The Industrial Tribunal noted that the only failure on the applicant's part was that on her return to work she failed to inform the defendant company that 25 letters had been left undelivered. This failure affected the Industrial Tribunal's decision in relation to the compensation granted to the applicant. It provided that owing to the fact that the alleged breach of postal oath was considered to be so severe – so much so that such behaviour had warranted criminal proceedings – the defendant company should have been more cautious and waited for the outcome of the criminal proceedings before terminating the applicant's employment.
The tribunal referenced author Norman Selwyn who, in relation to such circumstances, stated that where "there are doubts, fairness may require the employer to wait until the criminal proceedings have been concluded (Harris and Shepherd v Courage (Eastern) Ltd)".

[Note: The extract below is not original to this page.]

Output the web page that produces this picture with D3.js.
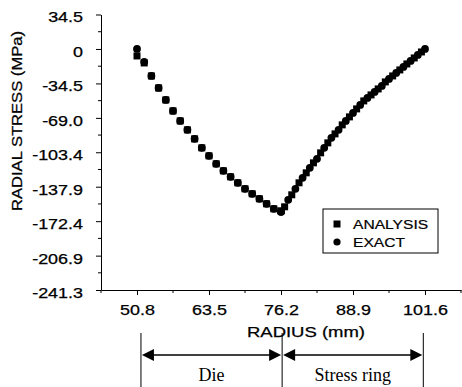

Following an analysis of the facts – including the respective witnesses' testimony, the time that the applicant had remained unemployed and the fact that the applicant had failed to inform her superiors about the undelivered letters – the Industrial Tribunal ordered the defendant company to pay the applicant €6,000 in compensation and held that the applicant's termination had indeed been unjust.
Did the Industrial Tribunal state that the defendant company should have waited for the criminal proceedings' outcome because, at the time of its decision, the applicant's behaviour no longer constituted a criminal offence? Unfortunately, the Industrial Tribunal failed to elaborate on whether the story would have been different had the failure to deliver letters still constituted a criminal offence at the time of its decision.
Notably, in its 1996 decision in Pisani v Malta Shipbuilding Co Ltd the Industrial Tribunal held that as the courts of criminal jurisdiction found the applicant guilty of theft at the workplace, the defendant company had no option but to terminate the applicant's employment. As such, the Industrial Tribunal held that the defendant company did indeed have a just and sufficient cause to do so. In this case, the defendant company had waited for the courts of criminal jurisdiction's decision before terminating Mr Pisani.
In Spampinato v Enetsport Limited, although not relating to a criminal offence, the Industrial Tribunal held that the defendant company had been entitled to dismiss an employee who had, on one occasion forgotten to upload games to the company's platform. Therefore, on this line of reasoning, was Maltapost entitled to dismiss Falzon based simply on her failure to deliver letters even if such failure did not constitute a criminal offence? (For further details please see "No warnings, no damages, no due process: one-off mistake validates employee's dismissal".)
Where should the line be drawn as to when an employer should await outcomes of criminal proceedings or otherwise, especially given the backlog of the criminal courts? Should the employer retain an employee for years until the final decision of the criminal courts?
The Industrial Tribunal's expectation that employers wait for the final decision of the criminal courts translates to an employer having to retain the employee for years on end pending a court decision. Is this stretching the tribunal's aim to protect employees too far?
Although Selwyn states that in cases of doubt, fairness may require the employer to wait for the outcome of the criminal proceedings, he also states that where the evidence produced is sufficiently indicative of guilt, the employer is entitled to act.
It is important to see whether future Industrial Tribunal decisions will follow this line of reasoning, or run contrary to the decision in Falzon v Maltapost Plc, keeping in mind that the Maltese courts do not follow the doctrine of judicial precedent.